What is a religion, anyway? I myself do not know what makes something a religion as opposed to, I don’t know, a fad, an ideology, a philosophy, or merely a moral conviction, but surely someone does, and surely we should at least provisionally tender a definition before saying that all and sundry are religion-like. (Maybe McWhorter does define religion in his book, which I haven’t read. But if he does, his definition does not make an appearance in this piece.)
The idea in the piece is that Woke is not just a religion, but a Protestant religion. (You know a discourse is beginning to resemble an academic subfield when meaningless and pedantic distinctions are presented as major advances.) The evidence is that (1) Woke often demands that transgressors make public apologies, (2) that it promotes “doing the work” of ongoing self-improvement, (3) that it is dogmatic, and (4) that it (not clear whether it is supposed to be agential) nominates (or non-agentially conspires to create?) an Elect of Virtuous Right-Thinking people who occupy positions of power (now we are getting downright conspiratorial). I’m not sure whether it actually does all these things (I remain confused about what Woke even is, and it would help if anyone Woke were quoted), but for now the issue is whether all these things are the unique preserve of religions. In short: no. You know what else involves public apology? Truth and reconciliation commissions. What else involves doing work? Getting a PhD in classics. What else involves dogmatism? Being a secular pig-head. Being a conspiracy theorist. And who else believes that virtuous people should be in power? Most people. Is there anything besides Protestantism that has all these features at once? Yes, any number of secular ethical systems that aren’t descended from Protestantism, many of which have origins that pre-date it.
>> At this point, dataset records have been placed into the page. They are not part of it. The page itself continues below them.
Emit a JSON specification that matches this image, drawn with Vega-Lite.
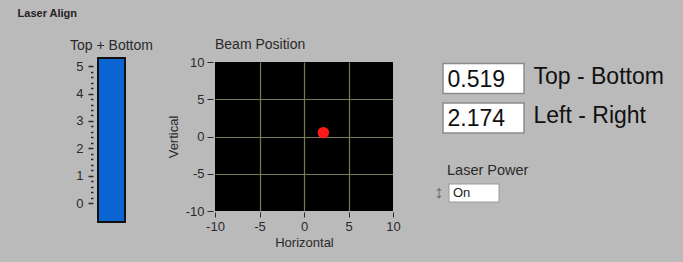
{
  "$schema": "https://vega.github.io/schema/vega-lite/v6.json",
  "background": "#bababa",
  "padding": {"left": 17, "top": 8, "right": 30, "bottom": 20},
  "title": {"text": "Laser Align", "anchor": "start", "frame": "bounds", "dx": -52, "fontSize": 11, "font": "Liberation Sans", "fontWeight": "bold", "color": "#222222", "offset": 19},
  "config": {
    "font": "Liberation Sans",
    "locale": {"number": {"decimal": ".", "thousands": ",", "grouping": [3], "currency": ["$", ""], "minus": "-"}},
    "view": {"stroke": null},
    "axis": {"labelFont": "Liberation Sans", "titleFont": "Liberation Sans", "labelColor": "#2a2a2a", "titleColor": "#2a2a2a", "titleFontWeight": "normal", "labelFontSize": 13, "titleFontSize": 13, "tickColor": "#2a2a2a", "domain": false, "grid": false},
    "title": {"font": "Liberation Sans", "fontWeight": "normal", "fontSize": 14, "color": "#2a2a2a", "anchor": "start"}
  },
  "datasets": {
    "gauge": [{"name": "Top + Bottom", "value": 5.3}],
    "beam": [{"horizontal": 2.174, "vertical": 0.519}],
    "readouts": [{"label": "Top - Bottom", "value": 0.519}, {"label": "Left - Right", "value": 2.174}],
    "power": [{"control": "Laser Power", "state": "On"}]
  },
  "spacing": 33,
  "hconcat": [
    {
      "spacing": 14,
      "hconcat": [
        {
          "data": {"name": "gauge"},
          "width": 27,
          "height": 160,
          "mark": {"type": "bar", "fill": "#0a64d2", "stroke": "#111111", "strokeWidth": 2},
          "encoding": {
            "x": {"field": "name", "type": "nominal", "scale": {"paddingInner": 0, "paddingOuter": 0}, "axis": {"orient": "top", "title": null, "ticks": false, "labelPadding": 10, "labelAngle": 0, "labelLimit": 200, "labelFontSize": 14}},
            "y": {"field": "value", "type": "quantitative", "scale": {"domain": [-0.694, 5.154], "zero": false, "nice": false}, "axis": {"title": null, "offset": 5, "labelPadding": 5, "values": [0, 0.2, 0.4, 0.6, 0.8, 1, 1.2, 1.4, 1.6, 1.8, 2, 2.2, 2.4, 2.6, 2.8, 3, 3.2, 3.4, 3.6, 3.8, 4, 4.2, 4.4, 4.6, 4.8, 5], "labelExpr": "datum.value % 1 === 0 ? format(datum.value, 'd') : ''", "tickSize": {"condition": {"test": "datum.value % 1 === 0", "value": 5}, "value": 2.5}, "tickWidth": 1.5}},
            "y2": {"datum": -0.694}
          }
        },
        {
          "data": {"name": "beam"},
          "width": 178,
          "height": 149,
          "view": {"fill": "#000000", "stroke": null},
          "title": {"text": "Beam Position", "offset": 4, "frame": "group"},
          "mark": {"type": "point", "filled": true, "color": "#ff1a1a", "size": 130, "opacity": 1},
          "encoding": {
            "x": {"field": "horizontal", "type": "quantitative", "title": "Horizontal", "scale": {"domain": [-10, 10], "nice": false}, "axis": {"values": [-10, -5, 0, 5, 10], "labelFlush": false, "grid": true, "gridColor": "#7a7a52", "gridWidth": 1.2, "gridOpacity": {"condition": {"test": "abs(datum.value) === 10", "value": 0}, "value": 1}, "tickSize": 5, "offset": 1, "labelPadding": 3, "titlePadding": 3}},
            "y": {"field": "vertical", "type": "quantitative", "title": "Vertical", "scale": {"domain": [-10, 10], "nice": false}, "axis": {"values": [-10, -5, 0, 5, 10], "labelFlush": false, "grid": true, "gridColor": "#7a7a52", "gridWidth": 1.2, "gridOpacity": {"condition": {"test": "abs(datum.value) === 10", "value": 0}, "value": 1}, "tickSize": 6, "offset": 2, "labelPadding": 3, "titlePadding": 5}}
          }
        }
      ]
    },
    {
      "spacing": 50,
      "bounds": "flush",
      "vconcat": [
        {
          "data": {"name": "readouts"},
          "width": 81,
          "height": 71,
          "encoding": {
            "y": {"field": "label", "type": "nominal", "sort": null, "scale": {"paddingInner": 0.24, "paddingOuter": 0.02, "align": 1}, "axis": {"orient": "right", "title": null, "ticks": false, "labelFontSize": 23, "labelPadding": 9, "labelColor": "#111111", "labelLimit": 300, "labelOffset": -2}}
          },
          "layer": [
            {"mark": {"type": "bar", "fill": "#ffffff", "stroke": "#8c8c8c", "strokeWidth": 1.5}},
            {"mark": {"type": "text", "align": "left", "dx": -36, "dy": 1, "fontSize": 23, "color": "#111111"}, "encoding": {"text": {"field": "value", "type": "quantitative", "format": ".3f"}}}
          ]
        },
        {
          "data": {"name": "power"},
          "width": 56,
          "height": 20,
          "title": {"text": "Laser Power", "offset": 5, "dx": 4, "fontSize": 14.5, "frame": "group"},
          "encoding": {
            "x": {"field": "state", "type": "nominal", "scale": {"paddingInner": 0, "paddingOuter": 0.06, "align": 1}, "axis": null},
            "y": {"field": "control", "type": "nominal", "axis": {"title": null, "ticks": false, "labelExpr": "'↕'", "labelFontSize": 18, "labelColor": "#666666", "labelPadding": 0}}
          },
          "layer": [
            {"mark": {"type": "bar", "fill": "#ffffff", "stroke": "#9a9a9a", "strokeWidth": 1}},
            {"mark": {"type": "text", "align": "left", "dx": -21, "fontSize": 13, "color": "#222222"}, "encoding": {"text": {"field": "state", "type": "nominal"}}}
          ]
        }
      ]
    }
  ]
}
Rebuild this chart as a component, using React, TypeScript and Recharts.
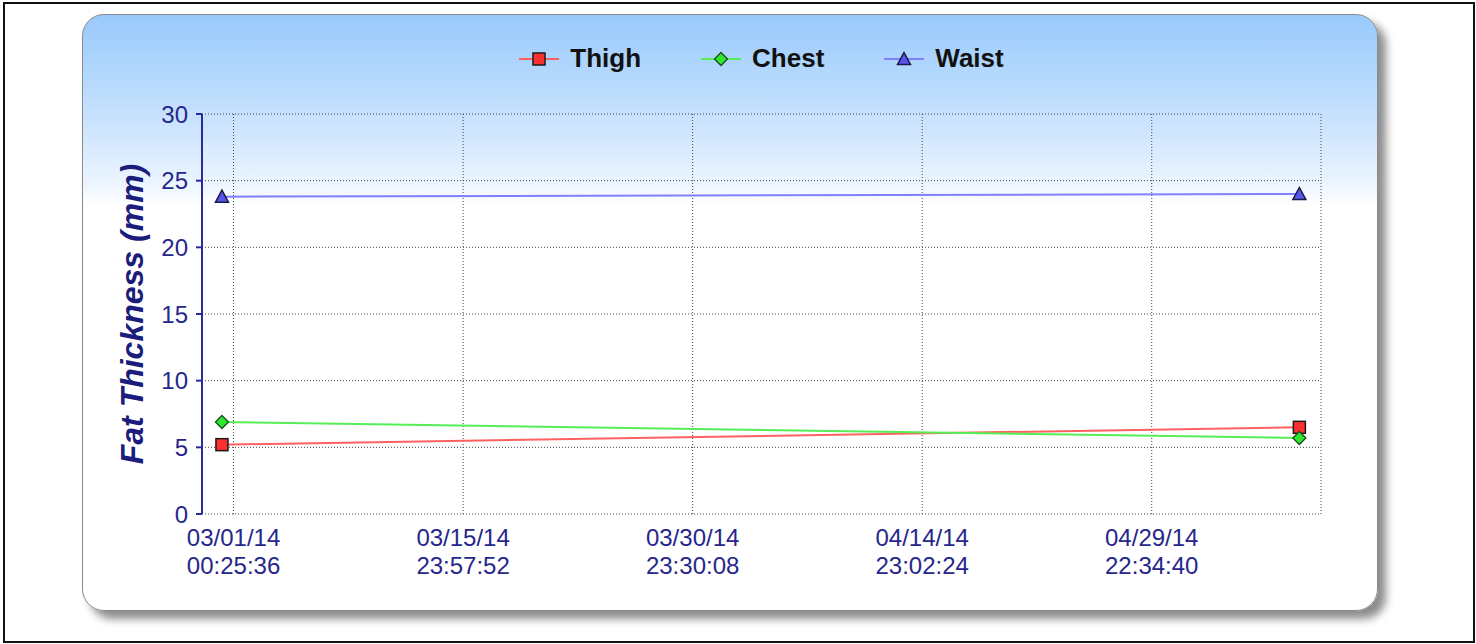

The more interesting question, I guess, is why this comparison is so irresistible to people, why there is a cottage industry of wokeness-is-a-religion heads ! (Inevitably someone will compare it to the designs of global Jewry soon, if someone hasn’t already.) Are they aware that you don’t have to compare something to a religion to criticize it? You could, you know, simply criticize it on its merits. Indeed, I think the strongest critiques of something adjacent to “Woke” have been the ones that attack the substance of particular positions, for instance critiques of Robin DeAngelo specifically, or of standpoint epistemology specifically. The more narrowly targeted critiques are better, because “Woke” refers to everything and nothing, whereas Robin DeAngelo and standpoint epistemology are actual things, with actual demonstrable commitments attached to them. And perhaps this is why the claim that Woke is a religion is so appealing—because the rhetorical move of simply likening “Woke” to a religion and going home for the day absolves the people who make it of having to actually engage with the substance of “Woke.” It’s not really an engagement with Woke, it’s a meta-engagement with Woke. Instead of getting into what Woke actually is, you zoom out to a thousand feet and comment exclusively on the structure of Woke. The move people making when they say “Woke is a religion” or one of the thousand permutations thereof is fairly similar to the move they (often the same people) make when they say they are in favor of “free speech,” as a way of avoiding discussion of why the particular speech they favor should be permitted. As I argue here, given that no one is in favor of all speech all the time, meaningful debate about “free speech” is about which speech to exclude from a given arena and why. But a lot of the handwringing about free speech as a general matter skirts this interesting and difficult issue. The Woke Is a Religion heads are doing the same thing. It’s as if they’re reviewing a novel by counting the chapters without ever quoting the text.